KHARTOUM: L'ex-président soudanais Omar el-Béchir comparaît mardi devant la justice à Khartoum, où il risque la peine de mort pour son coup d'État de 1989 contre le gouvernement démocratiquement élu du Premier ministre Sadek al-Mahdi.
Il s'agit d'un procès inédit dans le monde arabe, car jamais l'auteur d'un putsch réussi n'avait été jugé dans l'histoire récente.
M. Béchir sera dans le box des accusés avec 10 autres militaires et six civils, parmi lesquels ses anciens vice-présidents Ali Osman Taha et le général Bakri Hassan Saleh. Après une instruction menée par le bureau du procureur, il sera jugé par une cour spéciale composée de trois juges.
Son procès et celui de 16 co-accusés intervient alors que le gouvernement de transition post-révolutionnaire du Soudan a lancé une série de réformes, dans l'espoir de rejoindre pleinement la communauté internationale.
« Omar el-Béchir et Bakri Hassan Saleh ont refusé totalement de coopérer lors de l'instruction mais ils seront présents au tribunal », a affirmé à l'AFP Moaz Hadra, un des avocats à l'origine de la procédure contre le dictateur déchu.
Le Soudan s'est également engagé à livrer Béchir à la Cour pénale internationale (CPI) pour qu'il soit jugé pour crimes de guerre et génocide dans le cadre du conflit au Darfour en 2003-2004, qui a fait 300.000 morts et des millions de déplacés.
« Ce procès sera un avertissement à toute personne qui essaiera de détruire le système constitutionnel et sera jugée pour ce crime. Cela sauvegardera la démocratie soudanaise. Nous espérons ainsi clore l'ère des putschs au Soudan », a plaidé l'avocat.
« C'est la première fois que quelqu'un qui commet un coup d'État est traduit en justice. Nous avons des preuves très solides et nous les présenterons à la cour », a-t-il ajouté.
Le 30 juin 1989 au petit matin, la radio annonçait le coup d'État au Soudan. L'armée fermait l'aéroport, procédait à l'arrestation des principaux dirigeants politiques et suspendait les institutions, notamment le Parlement. Le colonel Béchir, devenu ensuite général, est resté au pouvoir pendant 30 ans. Renversé le 11 avril 2019 après un mouvement de contestation populaire qui a duré quatre mois, il est depuis emprisonné.
Un procès « politique »
Pour l'ex-général de police Salah Mattar, qui fut chef de la sécurité intérieure en 1989, ce procès est un soulagement. « J'avais observé six mois avant le coup d'Etat des mouvements et des réunions du Front National Islamique et fait un rapport au ministre de l'Intérieur Moubarak al-Mahdi, mais il l'a ignoré. Après le coup j'ai été chassé avec six hauts gradés de la police ».

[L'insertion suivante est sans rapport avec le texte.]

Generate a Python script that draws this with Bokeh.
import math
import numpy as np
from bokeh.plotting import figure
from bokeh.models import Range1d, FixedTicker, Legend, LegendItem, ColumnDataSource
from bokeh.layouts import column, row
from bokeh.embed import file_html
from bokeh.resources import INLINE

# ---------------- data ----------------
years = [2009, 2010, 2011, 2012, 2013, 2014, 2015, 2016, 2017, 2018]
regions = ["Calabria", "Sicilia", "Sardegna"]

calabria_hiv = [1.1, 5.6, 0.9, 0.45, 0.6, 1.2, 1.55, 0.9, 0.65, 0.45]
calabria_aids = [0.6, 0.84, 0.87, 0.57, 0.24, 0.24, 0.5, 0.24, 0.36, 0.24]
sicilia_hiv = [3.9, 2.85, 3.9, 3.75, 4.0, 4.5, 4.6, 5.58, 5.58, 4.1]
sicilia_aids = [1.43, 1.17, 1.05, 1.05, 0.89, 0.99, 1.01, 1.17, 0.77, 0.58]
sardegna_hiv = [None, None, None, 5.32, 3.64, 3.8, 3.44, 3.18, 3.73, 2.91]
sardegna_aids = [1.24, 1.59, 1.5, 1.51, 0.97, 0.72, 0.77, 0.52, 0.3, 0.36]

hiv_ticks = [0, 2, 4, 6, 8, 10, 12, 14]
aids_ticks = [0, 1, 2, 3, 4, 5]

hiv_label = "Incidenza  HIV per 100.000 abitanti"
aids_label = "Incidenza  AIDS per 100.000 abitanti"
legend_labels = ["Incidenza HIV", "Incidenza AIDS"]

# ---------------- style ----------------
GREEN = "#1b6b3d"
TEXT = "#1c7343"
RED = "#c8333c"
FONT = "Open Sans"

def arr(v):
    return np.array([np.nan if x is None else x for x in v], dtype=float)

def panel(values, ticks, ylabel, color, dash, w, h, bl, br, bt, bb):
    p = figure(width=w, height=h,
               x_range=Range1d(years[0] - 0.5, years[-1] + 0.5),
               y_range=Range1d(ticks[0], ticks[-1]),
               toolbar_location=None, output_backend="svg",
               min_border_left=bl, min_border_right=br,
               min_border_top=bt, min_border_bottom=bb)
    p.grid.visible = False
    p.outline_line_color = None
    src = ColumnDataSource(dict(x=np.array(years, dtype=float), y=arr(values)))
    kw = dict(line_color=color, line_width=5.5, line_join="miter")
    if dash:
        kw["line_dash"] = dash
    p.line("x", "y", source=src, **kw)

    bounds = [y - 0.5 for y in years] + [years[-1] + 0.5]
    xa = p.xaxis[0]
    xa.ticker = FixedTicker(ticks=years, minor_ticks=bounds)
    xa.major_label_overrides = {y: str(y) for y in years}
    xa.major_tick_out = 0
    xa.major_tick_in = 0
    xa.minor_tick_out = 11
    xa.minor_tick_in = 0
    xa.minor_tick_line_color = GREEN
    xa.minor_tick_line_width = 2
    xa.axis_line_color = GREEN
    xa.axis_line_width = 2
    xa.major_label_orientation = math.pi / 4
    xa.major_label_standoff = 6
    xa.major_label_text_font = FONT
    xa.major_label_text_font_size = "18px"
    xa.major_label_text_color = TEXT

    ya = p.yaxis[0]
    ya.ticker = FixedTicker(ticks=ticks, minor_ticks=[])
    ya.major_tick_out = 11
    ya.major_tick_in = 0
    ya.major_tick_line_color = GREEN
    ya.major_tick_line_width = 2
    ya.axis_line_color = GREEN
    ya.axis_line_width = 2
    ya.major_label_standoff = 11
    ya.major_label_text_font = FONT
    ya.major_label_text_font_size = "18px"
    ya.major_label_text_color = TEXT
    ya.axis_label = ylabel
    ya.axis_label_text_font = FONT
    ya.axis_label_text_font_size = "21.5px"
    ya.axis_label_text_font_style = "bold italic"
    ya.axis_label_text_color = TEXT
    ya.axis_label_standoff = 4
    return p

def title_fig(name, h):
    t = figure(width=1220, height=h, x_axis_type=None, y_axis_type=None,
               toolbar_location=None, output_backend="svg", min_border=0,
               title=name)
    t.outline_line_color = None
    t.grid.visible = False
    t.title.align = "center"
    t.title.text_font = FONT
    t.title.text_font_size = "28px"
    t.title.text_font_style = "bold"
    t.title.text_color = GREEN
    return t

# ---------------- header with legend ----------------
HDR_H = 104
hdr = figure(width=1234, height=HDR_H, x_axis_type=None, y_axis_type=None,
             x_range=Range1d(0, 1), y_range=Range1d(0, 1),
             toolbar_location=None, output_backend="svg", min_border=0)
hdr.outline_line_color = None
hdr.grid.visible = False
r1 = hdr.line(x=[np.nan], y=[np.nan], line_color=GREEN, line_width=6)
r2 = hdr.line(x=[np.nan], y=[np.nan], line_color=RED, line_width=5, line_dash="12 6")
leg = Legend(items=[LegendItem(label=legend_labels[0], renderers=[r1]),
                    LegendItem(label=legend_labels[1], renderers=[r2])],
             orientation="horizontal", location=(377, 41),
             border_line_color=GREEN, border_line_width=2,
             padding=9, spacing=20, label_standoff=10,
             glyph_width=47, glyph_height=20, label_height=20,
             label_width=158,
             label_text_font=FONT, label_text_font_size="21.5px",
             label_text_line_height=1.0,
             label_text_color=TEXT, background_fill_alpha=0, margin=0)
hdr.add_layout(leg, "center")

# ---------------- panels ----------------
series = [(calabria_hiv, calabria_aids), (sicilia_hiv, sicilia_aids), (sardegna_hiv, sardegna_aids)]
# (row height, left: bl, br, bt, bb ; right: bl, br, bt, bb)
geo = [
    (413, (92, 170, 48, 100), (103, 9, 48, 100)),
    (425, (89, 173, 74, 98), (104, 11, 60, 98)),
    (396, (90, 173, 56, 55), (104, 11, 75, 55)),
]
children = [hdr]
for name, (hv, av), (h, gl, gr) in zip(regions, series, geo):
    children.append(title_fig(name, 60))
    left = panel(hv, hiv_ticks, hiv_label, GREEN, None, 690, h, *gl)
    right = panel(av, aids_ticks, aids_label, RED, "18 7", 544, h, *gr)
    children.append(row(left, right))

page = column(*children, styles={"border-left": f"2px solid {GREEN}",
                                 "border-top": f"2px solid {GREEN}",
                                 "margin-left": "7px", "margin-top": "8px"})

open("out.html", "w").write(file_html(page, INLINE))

Les accusés auront 150 avocats pour les défendre, a expliqué l'un d'eux, Me Hachem al-Gali.
« Pour nous il s'agit d'un procès politique qui se cache derrière la loi. Ce procès va se dérouler dans un environnement hostile de la part du système judiciaire envers les accusés et nous pourrons le prouver », a-t-il expliqué.
Pour lui, ce procès n'a pas lieu d'être car les faits se sont déroulés il y a plus de 10 ans.

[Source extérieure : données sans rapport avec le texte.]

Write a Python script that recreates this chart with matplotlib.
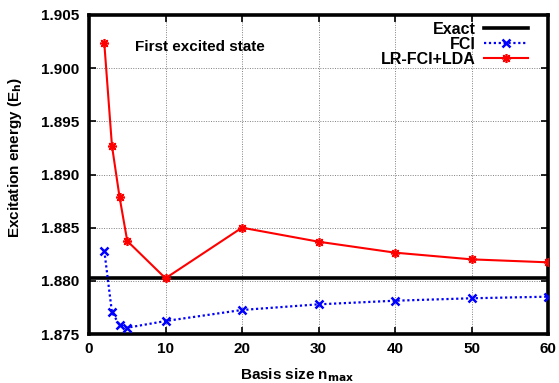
import matplotlib
matplotlib.use("Agg")
import matplotlib.pyplot as plt

# datos
n_max = [2, 3, 4, 5, 10, 20, 30, 40, 50, 60]
fci = [1.88283, 1.87704, 1.87585, 1.87559, 1.87622, 1.87726, 1.87779, 1.87813, 1.87836, 1.87851]
lr_fci_lda = [1.90234, 1.89271, 1.88785, 1.88375, 1.88024, 1.88500, 1.88368, 1.88265, 1.88202, 1.88174]
exacta = 1.8803

plt.rcParams['font.family'] = ['Liberation Sans', 'DejaVu Sans']
plt.rcParams['font.weight'] = 'bold'

fig = plt.figure(figsize=(5.59, 3.83), dpi=100)
ax = fig.add_axes([89 / 559, 1 - 334 / 383, (548 - 89) / 559, (334 - 15) / 383])

ax.axhline(exacta, color='black', lw=2.6, label='Exact', zorder=3)
ax.plot(n_max, fci, color='blue', ls=(0, (1, 1.2)), lw=1.6, marker='x', ms=6,
        mew=1.8, label='FCI', zorder=4)
ax.plot(n_max, lr_fci_lda, color='red', lw=1.5, marker=(8, 2, 0), ms=6.5,
        mew=1.2, label='LR-FCI+LDA', zorder=5)

ax.set_xlim(0, 60)
ax.set_ylim(1.875, 1.905)
ax.set_xticks(range(0, 61, 10))
ax.set_yticks([1.875, 1.880, 1.885, 1.890, 1.895, 1.900, 1.905])
ax.set_yticklabels(['%.3f' % v for v in ax.get_yticks()])
ax.grid(True, color='gray', ls=(0, (1, 1.5)), lw=0.7)
ax.set_axisbelow(True)
ax.tick_params(direction='in', top=True, right=True, length=5, width=1.2,
               labelsize=11)
ax.tick_params(axis='y', pad=7)
ax.tick_params(axis='x', pad=6)
for sp in ax.spines.values():
    sp.set_linewidth(2.6)

ax.text(6, 1.9020, 'First excited state', fontsize=11, fontweight='bold', va='center')

ax.set_xlabel('Basis size n$_{\\mathbf{max}}$', fontsize=11, fontweight='bold')
ax.set_ylabel('Excitation energy (E$_{\\mathbf{h}}$)', fontsize=11, fontweight='bold')
ax.xaxis.set_label_coords(0.454, -0.1)
ax.yaxis.set_label_coords(-0.141, 0.555)

leg = ax.legend(loc='upper right', bbox_to_anchor=(0.963, 0.988), markerfirst=False,
                frameon=False, fontsize=11.5, handlelength=2.75, labelspacing=0.0,
                borderaxespad=0.0, borderpad=0.2, handletextpad=0.5)

fig.savefig('out.png', dpi=100)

Parallèlement, l'avocat met en avant le bilan politique d'Omar el-Béchir, qui a signé en 2005 un accord de paix avec les rebelles du sud cautionné par l'ONU, la Ligue arabe, l'Union européenne et l'Union africaine.
Cependant, il y aura un grand absent à ce procès, le cerveau du coup, l'islamiste Hassan Tourabi.
Ce dernier, qui a longtemps été le mentor de M. Béchir, est mort en 2016.